Le 13/03/2018 à 21:22, Mindaugas Rasiukevicius a écrit :
Maxime Villard <max%m00nbsd.net@localhost> wrote:
Answering in this thread now, to prevent further confusions.

Le 13/03/2018 à 00:23, Mindaugas Rasiukevicius a écrit :
So NPF's behavior should be aligned to that of the kernel; that is to
say, NPF should ignore TCP options with uncommon lengths - which does
not mean dropping the packet. (We can discuss about changing the
kernel's behavior to be that of NPF, but as I said in my answer to
Joerg, the kernel's behavior is the one that is the most "common".)

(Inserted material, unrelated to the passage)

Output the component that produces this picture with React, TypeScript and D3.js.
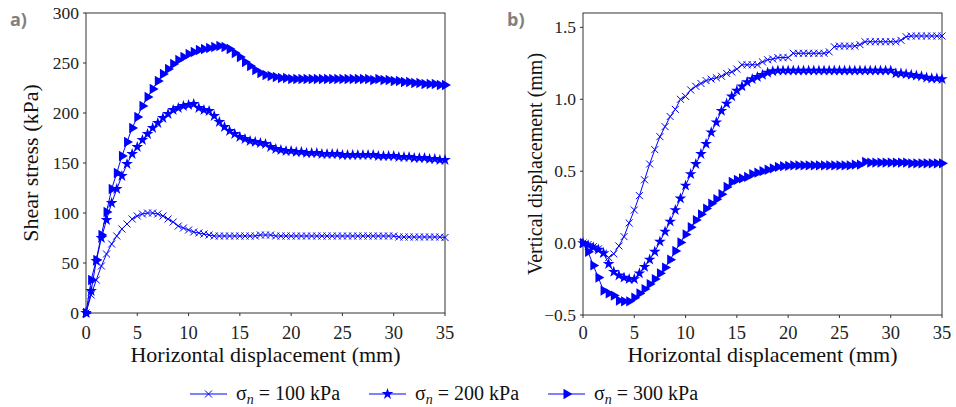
import React from "react";
import * as d3 from "d3";

const X_MM = [
  0, 0.5, 1, 1.5, 2, 2.5, 3, 3.5, 4, 4.5,
  5, 5.5, 6, 6.5, 7, 7.5, 8, 8.5, 9, 9.5,
  10, 10.5, 11, 11.5, 12, 12.5, 13, 13.5, 14, 14.5,
  15, 15.5, 16, 16.5, 17, 17.5, 18, 18.5, 19, 19.5,
  20, 20.5, 21, 21.5, 22, 22.5, 23, 23.5, 24, 24.5,
  25, 25.5, 26, 26.5, 27, 27.5, 28, 28.5, 29, 29.5,
  30, 30.5, 31, 31.5, 32, 32.5, 33, 33.5, 34, 34.5,
  35,
];

const SHEAR_100 = [
  0, 18, 33, 47, 59, 69, 77, 84, 89, 94,
  97, 99, 100, 100, 99, 97, 94, 91, 87, 85,
  83, 81, 80, 79, 78, 77, 77, 77, 77, 77,
  77, 77, 77, 77, 78, 78, 78, 77, 77, 77,
  77, 77, 77, 77, 77, 77, 77, 77, 77, 77,
  77, 77, 77, 77, 77, 77, 77, 77, 77, 77,
  77, 76, 76, 76, 76, 76, 76, 76, 76, 76,
  75.5,
];
const SHEAR_200 = [
  0, 22, 52, 75, 93, 110, 124, 137, 149, 159,
  166, 173, 179, 185, 190, 195, 199, 203, 205, 207,
  208, 209, 205, 203, 202, 197, 191, 186, 182, 179,
  176, 174, 172, 171, 170, 169, 166, 164, 163, 162,
  162, 161, 161, 160, 160, 160, 159, 159, 159, 159,
  158, 158, 158, 158, 158, 158, 158, 157, 157, 157,
  157, 156, 156, 156, 155, 155, 155, 154, 154, 153,
  153,
];
const SHEAR_300 = [
  0, 33, 53, 78, 101, 124, 140, 157, 171, 185,
  196, 207, 216, 224, 232, 239, 244, 249, 253, 256,
  259, 261, 263, 264, 265, 266, 267, 266, 264, 260,
  256, 251, 247, 243, 240, 238, 237, 236, 235, 235,
  234, 234, 234, 234, 234, 234, 234, 234, 234, 234,
  234, 234, 234, 234, 234, 234, 233, 234, 233, 233,
  232, 232, 231, 231, 230, 230, 229, 229, 229, 228,
  228,
];

const VERT_100 = [
  0, -0.01, -0.025, -0.04, -0.07, -0.1, -0.075, -0.02, 0.045, 0.14,
  0.23, 0.33, 0.44, 0.55, 0.65, 0.74, 0.81, 0.88, 0.93, 1.0,
  1.02, 1.065, 1.09, 1.11, 1.13, 1.14, 1.15, 1.16, 1.18, 1.19,
  1.21, 1.24, 1.24, 1.24, 1.24, 1.26, 1.275, 1.28, 1.29, 1.29,
  1.29, 1.32, 1.32, 1.32, 1.32, 1.32, 1.32, 1.32, 1.33, 1.365,
  1.37, 1.37, 1.37, 1.37, 1.38, 1.4, 1.4, 1.4, 1.4, 1.4,
  1.4, 1.4, 1.41, 1.435, 1.44, 1.44, 1.44, 1.44, 1.44, 1.44,
  1.44,
];
const VERT_200 = [
  0, -0.015, -0.03, -0.045, -0.07, -0.145, -0.2, -0.225, -0.24, -0.25,
  -0.25, -0.21, -0.165, -0.115, -0.06, 0.01, 0.08, 0.15, 0.23, 0.31,
  0.4, 0.48, 0.55, 0.62, 0.69, 0.77, 0.84, 0.92, 0.97, 1.02,
  1.06, 1.09, 1.12, 1.14, 1.155, 1.17, 1.185, 1.195, 1.2, 1.2,
  1.2, 1.2, 1.2, 1.2, 1.2, 1.2, 1.2, 1.2, 1.2, 1.2,
  1.2, 1.2, 1.2, 1.2, 1.2, 1.2, 1.2, 1.2, 1.2, 1.2,
  1.2, 1.18, 1.18, 1.175, 1.17, 1.165, 1.16, 1.15, 1.145, 1.145,
  1.14,
];
const VERT_300 = [
  0, -0.06, -0.155, -0.24, -0.33, -0.35, -0.365, -0.4, -0.405, -0.405,
  -0.38, -0.35, -0.32, -0.285, -0.25, -0.21, -0.17, -0.115, -0.055, 0.005,
  0.06, 0.11, 0.16, 0.2, 0.24, 0.275, 0.305, 0.34, 0.39, 0.425,
  0.44, 0.45, 0.46, 0.48, 0.49, 0.5, 0.51, 0.52, 0.53, 0.535,
  0.537, 0.54, 0.54, 0.54, 0.54, 0.54, 0.54, 0.54, 0.54, 0.54,
  0.54, 0.54, 0.54, 0.545, 0.545, 0.565, 0.56, 0.56, 0.56, 0.56,
  0.56, 0.56, 0.56, 0.56, 0.555, 0.555, 0.555, 0.555, 0.555, 0.555,
  0.555,
];

const X_TICKS = [0, 5, 10, 15, 20, 25, 30, 35];
const SHEAR_TICKS = [0, 50, 100, 150, 200, 250, 300];
const VERT_TICKS = [-0.5, 0, 0.5, 1.0, 1.5];
const LEGEND_LABELS = ["100 kPa", "200 kPa", "300 kPa"];
const MARKERS = ["times", "star", "triangle"];

const BLUE = "#0000ff";
const SERIF = "'Liberation Serif', 'Times New Roman', serif";
const AXIS = "#333";

function markerPath(kind: string) {
  if (kind === "times") return d3.symbol(d3.symbolTimes, 34)()!;
  if (kind === "star") return d3.symbol(d3.symbolStar, 42)()!;
  return d3.symbol(d3.symbolTriangle, 46)()!;
}

function Marker({ kind, x, y }: { kind: string; x: number; y: number }) {
  const d = markerPath(kind);
  if (kind === "times")
    return <path d={d} transform={`translate(${x},${y})`} fill="none" stroke={BLUE} strokeWidth={1} />;
  if (kind === "triangle")
    return <path d={d} transform={`translate(${x},${y}) rotate(90)`} fill={BLUE} />;
  return <path d={d} transform={`translate(${x},${y})`} fill={BLUE} />;
}

type PanelProps = {
  left: number;
  right: number;
  top: number;
  bottom: number;
  yDomain: [number, number];
  yTicks: number[];
  yFmt: (v: number) => string;
  series: number[][];
  yLabel: string;
  yLabelX: number;
  yLabelSize: number;
  tag: string;
  tagX: number;
};

function Panel(p: PanelProps) {
  const x = d3.scaleLinear().domain([0, 35]).range([p.left, p.right]);
  const y = d3.scaleLinear().domain(p.yDomain).range([p.bottom, p.top]);
  const line = d3
    .line<number>()
    .x((_, i) => x(X_MM[i]))
    .y((v) => y(v));
  return (
    <g>
      <rect
        x={p.left}
        y={p.top}
        width={p.right - p.left}
        height={p.bottom - p.top}
        fill="none"
        stroke={AXIS}
        strokeWidth={1}
      />
      {X_TICKS.map((t) => (
        <g key={"x" + t}>
          <line x1={x(t)} x2={x(t)} y1={p.bottom} y2={p.bottom + 3} stroke={AXIS} />
          <text x={x(t)} y={339} textAnchor="middle" fontSize={18.5} fontFamily={SERIF} fill="#222">
            {t}
          </text>
        </g>
      ))}
      {p.yTicks.map((t) => (
        <g key={"y" + t}>
          <line x1={p.left - 3} x2={p.left} y1={y(t)} y2={y(t)} stroke={AXIS} />
          <text x={p.left - 7} y={y(t) + 6} textAnchor="end" fontSize={17.5} fontFamily={SERIF} fill="#222">
            {p.yFmt(t)}
          </text>
        </g>
      ))}
      <text
        x={(p.left + p.right) / 2}
        y={362}
        textAnchor="middle"
        fontSize={22}
        fontFamily={SERIF}
        fill="#111"
      >
        Horizontal displacement (mm)
      </text>
      <text
        transform={`translate(${p.yLabelX},${(p.top + p.bottom) / 2}) rotate(-90)`}
        textAnchor="middle"
        fontSize={p.yLabelSize}
        fontFamily={SERIF}
        fill="#111"
      >
        {p.yLabel}
      </text>
      <text x={p.tagX} y={26} fontSize={18} fontWeight="bold" fontFamily="'Open Sans', sans-serif" fill="#808080">
        {p.tag}
      </text>
      {p.series.map((s, si) => (
        <g key={si}>
          <path d={line(s)!} fill="none" stroke={BLUE} strokeWidth={1} />
          {s.map((v, i) => (
            <Marker key={i} kind={MARKERS[si]} x={x(X_MM[i])} y={y(v)} />
          ))}
        </g>
      ))}
    </g>
  );
}

export default function App() {
  const legendX = [190, 369, 548];
  const legendY = 394;
  return (
    <svg
      width={956}
      height={407}
      style={{ position: "absolute", left: 0, top: 0, background: "#fff" }}
    >
      <rect width={956} height={407} fill="#fff" />
      <Panel
        left={86}
        right={445}
        top={13}
        bottom={313}
        yDomain={[0, 300]}
        yTicks={SHEAR_TICKS}
        yFmt={(v) => String(v)}
        series={[SHEAR_100, SHEAR_200, SHEAR_300]}
        yLabel="Shear stress (kPa)"
        yLabelX={37.5}
        yLabelSize={22}
        tag="a)"
        tagX={10}
      />
      <Panel
        left={583}
        right={942}
        top={13}
        bottom={315}
        yDomain={[-0.5, 1.6]}
        yTicks={VERT_TICKS}
        yFmt={(v) => (v < 0 ? "\u2212" : "") + Math.abs(v).toFixed(1)}
        series={[VERT_100, VERT_200, VERT_300]}
        yLabel="Vertical displacement (mm)"
        yLabelX={542}
        yLabelSize={20}
        tag="b)"
        tagX={507}
      />
      {LEGEND_LABELS.map((lab, i) => (
        <g key={lab}>
          <line x1={legendX[i]} x2={legendX[i] + 37} y1={legendY} y2={legendY} stroke={BLUE} />
          <Marker kind={MARKERS[i]} x={legendX[i] + 18.5} y={legendY} />
          <text x={legendX[i] + 46} y={legendY + 6} fontSize={20} fontFamily={SERIF} fill="#111">
            σ
            <tspan fontStyle="italic" fontSize={14} dy={4}>
              n
            </tspan>
            <tspan dy={-4}> = {lab}</tspan>
          </text>
        </g>
      ))}
    </svg>
  );
}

Not exactly, no.  NPF is not a host/kernel.  It is a man in the middle,
concerning packets sent by different hosts (which might have different
TCP/IP implementations and applications).  It operates based on its own
set of rules.

It sounds like you didn't understand my point.

I'm saying that the TCP-options behavior in the NetBSD kernel and NPF is
not the same. There is a divergence. Since there is a divergence, it is
possible to bypass the normalization procedures on TCP options (and along
with that, to lead to possibly unexpected behavior).

So what?  You talk about differences in behaviour, but you fail to explain
the reasons why any of this matters.

Read the very first email of this thread, I said what was wrong about not
looking at the length of the TCP options.

It matters because of bypasses, as I said only an hour ago in the mail you
just quoted.

Let me repeat again: it is the NPF *rules* (well, overall configuration)
[...]

This paragraph has nothing to do here, you are mixing with the other thread.